WASHINGTON -- The first automatic pay raise in more than three years for federal employees kicked in Wednesday, with the rates increasing by 1 percent for the next applicable pay period.
President Barack Obama issued an executive order two days before Christmas to implement the change at the start of the new year, following up on a plan he laid out in his 2014 budget proposal and in an August letter to lawmakers.
By law, Congress can block or alter the annual cost-of-living increases for federal employees, but lawmakers passed on their last opportunity to do so with the $85 billion budget deal they approved earlier this month. That measure did not include language affecting federal worker pay, meaning the president's plan takes effect by default.
The federal government has not given its civilian workers a cost-of-living raise since 2010. Obama halted the increases for two years starting in 2011, and Congress continued the pay freeze for 2013. Federal workers have still received performance awards and higher compensation through promotions during that time.
Sen. Barbara Mikulski, D-Md., whose state hosts the headquarters of 20 federal agencies and is home to about 120,000 federal employees, praised Obama's executive order last week.
"This long-overdue modest pay raise for federal-government employees is a good step in recognizing the value of federal workers," Mikulski said in a statement. "They have been the targets of unending attacks. They've been furloughed, laid off and locked out through no fault of their own. I believe federal employees should never be scapegoats in fights over deficit reduction."

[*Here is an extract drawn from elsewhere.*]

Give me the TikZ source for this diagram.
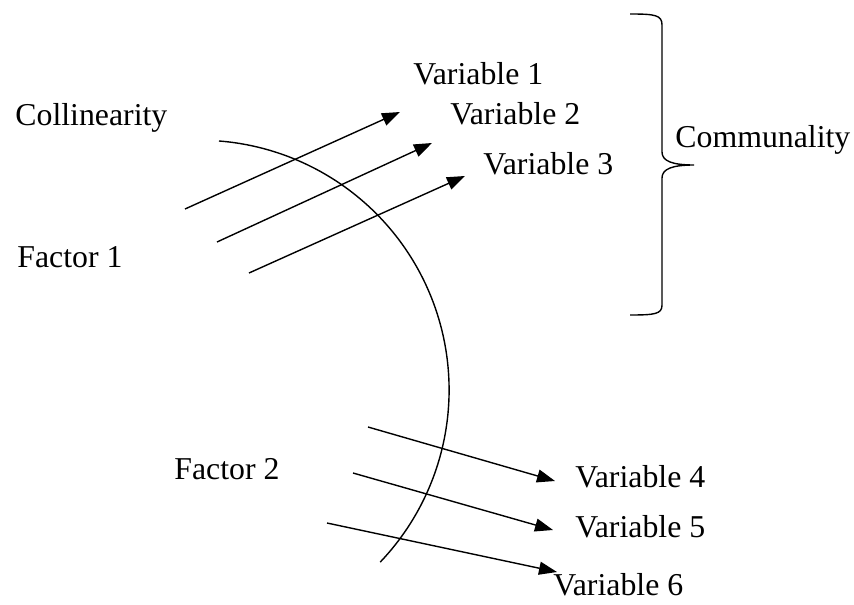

Federal employee unions also applauded the president's order but said pay rates are still not where they should be after cost-of-living adjustments stopped for three years.
National Treasury Employees Union president Colleen Kelley argued in a statement last week that federal workers are paid less than their private-sector counterparts. "It is time to get the federal pay process working as it should," she said, adding that agencies need fair compensation to recruit and retain talented employees.